Step-by-Step Analysis of Key Concepts

  1. Special Characteristics of Graph Data

    • Traditional CNNs can only process Euclidean space data (such as images, text sequences), but graph data is non-Euclidean, where nodes have an arbitrary number of unordered neighbors.
    • Key Challenge: How to define a convolution operation that is permutation invariant and can integrate neighbor information.
  2. Basic Idea of Message Passing

    • Analogy to social networks: Each node gathers information from its neighbors and updates its own state.
    • Mathematical essence: For node \(i\), its new feature \(h_i'\) is determined by its own feature \(h_i\) and the features \(h_j\) of its neighbors (\(j \in \mathcal{N}(i)\)).
  3. Derivation of the Single-Layer GCN Propagation Formula

    • Step 1: Naive Sum Aggregation
      Initial idea: \(h_i' = \sigma \left( W \cdot \sum_{j \in \mathcal{N}(i) \cup \{i\}} h_j \right)\)
      Problem: Does not consider the influence of node degree, causing features of high-degree nodes to have excessively large values.

    • Step 2: Degree Normalization
      Introduce the degree matrix \(D\) (diagonal elements \(D_{ii} = \sum_j A_{ij}\), where \(A\) is the adjacency matrix):
      \(h_i' = \sigma \left( W \cdot \sum_{j \in \mathcal{N}(i) \cup \{i\}} \frac{h_j}{\sqrt{D_{jj}D_{ii}}} \right)\)
      Principle: Normalize neighbor features by the square root of their degrees to prevent gradient explosion/vanishing.

    • Step 3: Matrix Form
      Let \(\tilde{A} = A + I\) (adjacency matrix with added self-loops), \(\tilde{D}_{ii} = \sum_j \tilde{A}_{ij}\), then the final formula is:

\[ H^{(l+1)} = \sigma \left( \tilde{D}^{-\frac{1}{2}} \tilde{A} \tilde{D}^{-\frac{1}{2}} H^{(l)} W^{(l)} \right) \]

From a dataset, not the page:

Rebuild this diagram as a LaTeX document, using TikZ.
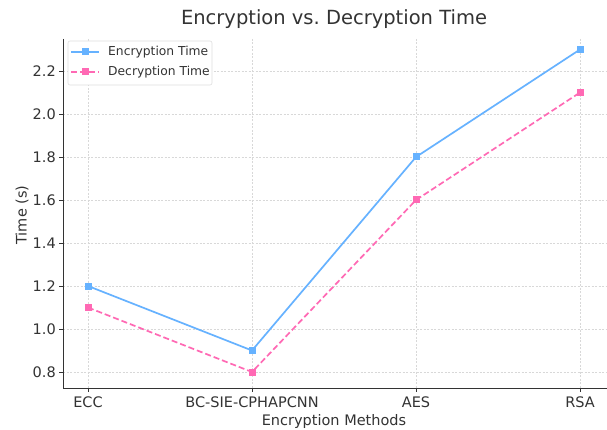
\documentclass[tikz,border=0pt]{standalone}
\usepackage{fontspec}
\setmainfont{DejaVu Sans}
\usetikzlibrary{calc}
\definecolor{encblue}{HTML}{66B2FF}
\definecolor{decpink}{HTML}{FF69B4}
\definecolor{txt}{HTML}{333333}
\definecolor{gridc}{HTML}{D8D8D8}
\begin{document}
\begin{tikzpicture}[x=1pt,y=-1pt,
  gridline/.style={gridc,line width=0.6pt,dash pattern=on 2pt off 1.5pt},
  spine/.style={txt,line width=1pt},
  tickmark/.style={txt,line width=0.9pt},
  ticklab/.style={text=txt,font=\fontsize{14.5}{16}\selectfont,inner sep=0pt},
  enc/.style={encblue,line width=1.7pt},
  dec/.style={decpink,line width=1.7pt,dash pattern=on 6pt off 3pt},
  encmark/.style={fill=encblue,draw=none,minimum size=7pt,inner sep=0pt},
  decmark/.style={fill=decpink,draw=none,minimum size=7pt,inner sep=0pt},
  legtext/.style={text=txt,font=\fontsize{12.3}{14}\selectfont,anchor=west,inner sep=0pt}]
\useasboundingbox (0,0) rectangle (607,430);
\fill[white] (0,0) rectangle (607,430);
% grid
\foreach \xx in {88,252,416,580} \draw[gridline] (\xx,39) -- (\xx,388);
\foreach \yy in {71,114,157,200,243,286,329,372} \draw[gridline] (63,\yy) -- (607,\yy);
% spines
\draw[spine] (63,39) -- (63,388) -- (607,388);
% y ticks
\foreach \yy/\lab in {71/2.2,114/2.0,157/1.8,200/1.6,243/1.4,286/1.2,329/1.0,372/0.8}{
  \draw[tickmark] (59,\yy) -- (63,\yy);
  \node[ticklab,anchor=east] (y\lab) at (56,\yy) {\lab};
}
% x ticks
\foreach \xx/\lab/\nm in {88/ECC/ecc,252/BC-SIE-CPHAPCNN/bc,416/AES/aes,580/RSA/rsa}{
  \draw[tickmark] (\xx,388) -- (\xx,392);
  \node[ticklab,anchor=base] (x\nm) at (\xx,407) {\lab};
}
% labels
\node[text=txt,font=\fontsize{19.5}{22}\selectfont] (title) at (334,19) {Encryption vs.\ Decryption Time};
\node[text=txt,font=\fontsize{14.5}{16}\selectfont,anchor=base] (xlabel) at (334,425) {Encryption Methods};
\node[text=txt,font=\fontsize{14.5}{16}\selectfont,rotate=90] (ylabel) at (22,215) {Time (s)};
% data points
\coordinate (e1) at (88,286);
\coordinate (e2) at (252,350.5);
\coordinate (e3) at (416,157);
\coordinate (e4) at (580,49.5);
\coordinate (d1) at (88,307.5);
\coordinate (d2) at (252,372);
\coordinate (d3) at (416,200);
\coordinate (d4) at (580,92.5);
\draw[enc] (e1) -- (e2) -- (e3) -- (e4);
\draw[dec] (d1) -- (d2) -- (d3) -- (d4);
\foreach \i in {1,2,3,4}{
  \node[encmark] (me\i) at (e\i) {};
  \node[decmark] (md\i) at (d\i) {};
}
% legend
\draw[gridc!80!black!40,fill=white,line width=0.6pt,rounded corners=2pt] (68,41) rectangle (212,85);
\coordinate (la1) at (71,52);
\coordinate (lb1) at (99,52);
\coordinate (la2) at (71,72);
\coordinate (lb2) at (99,72);
\draw[enc] (la1) -- (lb1);
\node[encmark] (lm1) at ($(la1)!0.5!(lb1)$) {};
\draw[dec,dash pattern=on 6pt off 3pt] (la2) -- (lb2);
\node[decmark] (lm2) at ($(la2)!0.5!(lb2)$) {};
\node[legtext] (lt1) at (108,52) {Encryption Time};
\node[legtext] (lt2) at (108,72) {Decryption Time};
\end{tikzpicture}
\end{document}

   where $H^{(l)}$ is the node feature matrix at layer $l$, and $W^{(l)}$ are the trainable parameters.
  1. Physical Meaning of the Formula

    • \(\tilde{D}^{-\frac{1}{2}} \tilde{A} \tilde{D}^{-\frac{1}{2}}\) is a variant of the symmetrically normalized Laplacian matrix, ensuring eigenvalues fall within \([-1, 1]\) and enhancing training stability.
    • Calculation example: For node \(i\), its new feature = weighted sum of its own feature (weight \(1/D_{ii}\)) + neighbor features (weight \(1/\sqrt{D_{ii}D_{jj}}\)).
  2. Multi-Layer GCN and Deep Relationship Capture

    • A single-layer GCN only aggregates information from 1-hop neighbors. Stacking \(K\) layers allows aggregation of information from \(K\)-hop neighbors.
    • Over-smoothing problem in deep GCNs: After multiple layers, all node features tend to become similar. Solutions: Add residual connections or use gating mechanisms (e.g., GraphSAGE).

Example Illustration
Assume a social network graph:

  • Nodes: User A (degree=2), B (degree=1), C (degree=1)
  • Initial features: \(h_A=[1,0], h_B=[0,1], h_C=[1,1]\)
  • Single-layer GCN calculation (simplified, ignoring activation function):
    • A's new feature = \(\frac{h_A}{2} + \frac{h_B}{\sqrt{2 \times 1}} + \frac{h_C}{\sqrt{2 \times 1}} = [0.5,0] + [0,0.71] + [0.71,0.71] = [1.21,1.42]\)
    • The result integrates the interest features of friends B and C.

Summary
The core of GCN lies in achieving weighted aggregation of neighbor features through the normalized adjacency matrix. Its message passing mechanism enables the model to effectively utilize graph structural information and is widely applied in tasks such as node classification and link prediction.